Jadi, budaya menerabas ini sesungguhnya salah satu penyebab munculnya korupsi yang telah merambah dalam berbagai aspek kehidupan. Masyarakat banyak melihat orang yang tidak memiliki kualifikasi mendapatkan posisi yang enak melalui budaya menerabas. Berbagai norma ataupun kriteria hanyalah bersifa formalitas belaka. Hal itu hanyalah basa-basi saja. Akibatnya manusia modern makin banyak yang tidak memiliki kesabaran, mentalnya tidak tangguh menunggu suatu proses untuk mencapai sesuatu. Hal ini menimbulkan makin semerawutnya herbagai aspek kehidupan. Segala sesuatunya dilakukan dengan tergesa-gesa agar cepat tercapai apa yang dikehendaki. Karena, kalau ada koneksi dan uang, prosedur yang bertele-tele
akan menjadi mudah. Kalau tidak ada uang dan koneksi, prosedur yang semestinya mudah menjadi sulit dan bertele-tele.
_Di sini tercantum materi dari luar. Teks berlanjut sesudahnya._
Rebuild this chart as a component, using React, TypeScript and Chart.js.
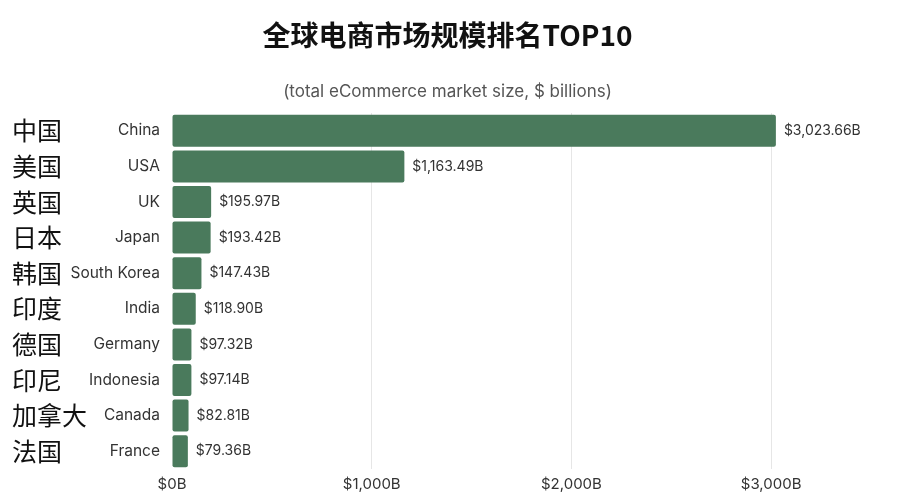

Budaya menerabas tersebut akan membuat mereka yang susah akan semakin susah. Tak ada keindahan dalam kehidupan bersama ini. Hanya dengan mengaplikasikan spiritual agama, dan ilmu secara terpadu, budaya menerabas yang negatif itu dapat diatasi. Untuk itu, umat hendaknya memposisikan agama dan ilmu dalam kehidupannya secara seimbang.
Pada dasarnya ilmu pengetahuan adalah sesuatu yang diciptakan oleh Tuhan, yang harus dipelajari untuk dapat mempermudah kehidupan manusia, sehingga ketika seseorang memanfaatkan teknologi maka tetap harus memperhatikan aspek agama sehingga akan tercapai suatu keseimbangan antara hal yang menyangkut keduniawian dan juga ketuhanan.
Iptek bertujuan untuk memberikan berbagai kemudahan hidup. Penerapan Iptek seperti itu banyak menimbulkan kenikmatan hidup. Kenikmatan hidup yang dinikmati dengan batas-batas tertentu dengan kesadaran rokhani tentunya memberi makna pada arti kehidupan.
Dalam Hindu ilmu pengetahuan adalah suatu hal yang sangat diagungkan sebagai suatu anugerah Ida Sang Hyang Widhi Wasa yang didasari dharma, sehingga ketika sesorang memanfaatkan pengetahuan itu diharapkan selalu mengingat Ida Sang Hyang Widhi Wasa sebagai suatu bentuk pengamalan dari berkarma berdasarkan dharma, dan  Kemudahan serta kenikmatan yang dapat diberikan oleh hasil pengembangan Iptek itu tentunya patut disyukuri sebagai sebagai anugerah Tuhan.
Dengan pengembangan Iptek yang tepat dan akurat, berbagai hal dapat dilakukan dengan cepat praktis dan dapat memberi kemudahan dalam menjalankan kehidupan ini tetapi tetap berdasarkan dharma sehingga keseimbangan antara hal-hal tersebut dapat tercapai sekaligus tujuan hidup manusia untuk kebebasan didunia dan moksa dengan berdasarkan dharma.
Kesimpulan dari semua hal diatas adalah bahwa dalam Hindu iptek adalah suatu hal yang memang merupakan suatu hal yang sangat penting, Karena
Hindu mengagungkan ilmu pengetahuan sebagai suatu anugerah Tuhan untuk dapat didaya gunakan dengan baik oleh manusia sehingga dapat mempermudah manusia dalam kehidupannya, tetapi kembali lagi kepada azas tunggal yang tidak dapat diabaikan, bahwa setiap hal harus dilakukan
berdasarkan dharma, sehingga keseimbangan hidup dapat dicapai yang menuju pada tercapainya tujuan hidup dalam agama Hindu yaitu “Mokshartam Jagadhita Ya Ca Iti Dharma”.